Lance Baldo of Freenome on their Approach to Early Cancer Detection


Lance Baldo, Chief Medical Officer at Freenome

Bio and Contact Info

Chapters:

0:00 PREEMPT CRC - largest prospective study to date to detect colorectal cancer

6:47 Pandemic forced study to go mobile

13:10 The specificity vs sensitivity call

23:50 Product launch

31:21 Biggest challenge in this space is technical

When excitement around early cancer detection first surfaced, we heard about the “pan-cancer” test that would look for any and all cancers, and early. Now that we’re some years into it, the approach is turning out to be more of a narrow one. Which cancer will we likely see targeted first with an FDA cleared test? Colorectal, according to today’s guest.

We’re joined by Lance Baldo, Chief Medical Officer at Freenome, a company based in South San Francisco, California that has raised over a billion dollars to pursue early cancer detection.

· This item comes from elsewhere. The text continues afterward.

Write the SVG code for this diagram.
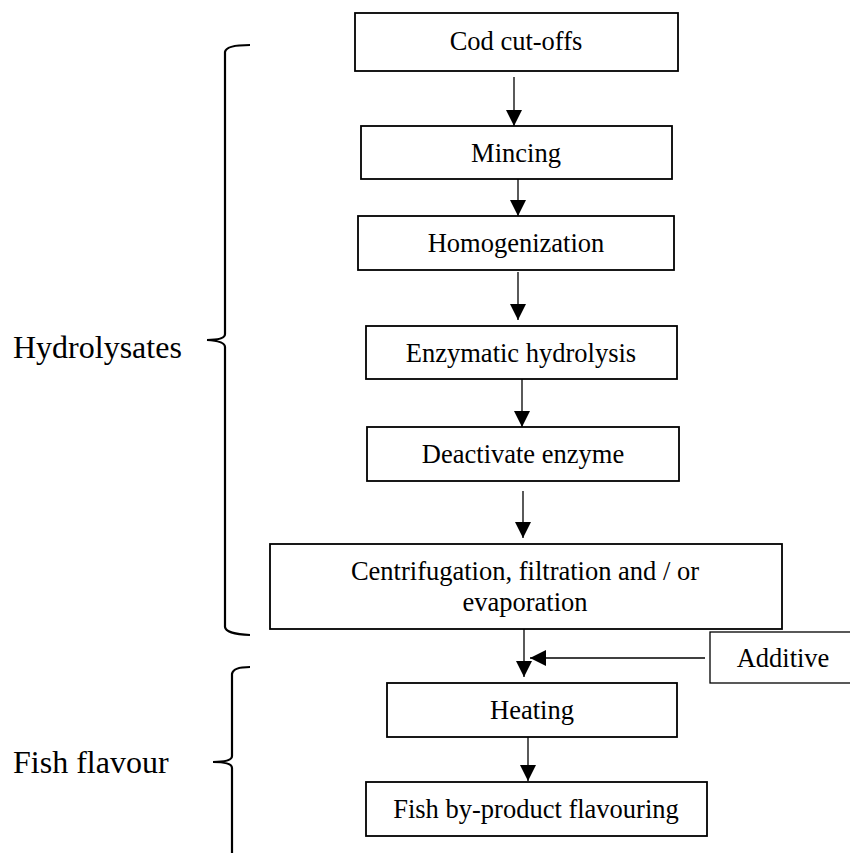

They are engaged in several large studies, including the largest prospective study ever to detect colorectal cancer with over 40,000 enrollees.

Lance readily admits that early cancer detection is difficult. The company is using a multi-omic—genomics and proteomics-- approach to improve the sensitivity and specificity of its testing which sets them apart from its competitors. But Lance says there can be a trade-off between sensitivity and specificity. And he points out that each cancer is different when making the call.

“It’s our philosophy that every cancer will have a slightly different need in terms of the interplay between sensitivity and specificity. That philosophy is different from others in this space."

Why is Freenome pursuing colorectal cancer first? Where are they at on their timeline of commercialization? And what will the product launch look like—how will patients engage with this new kind of testing?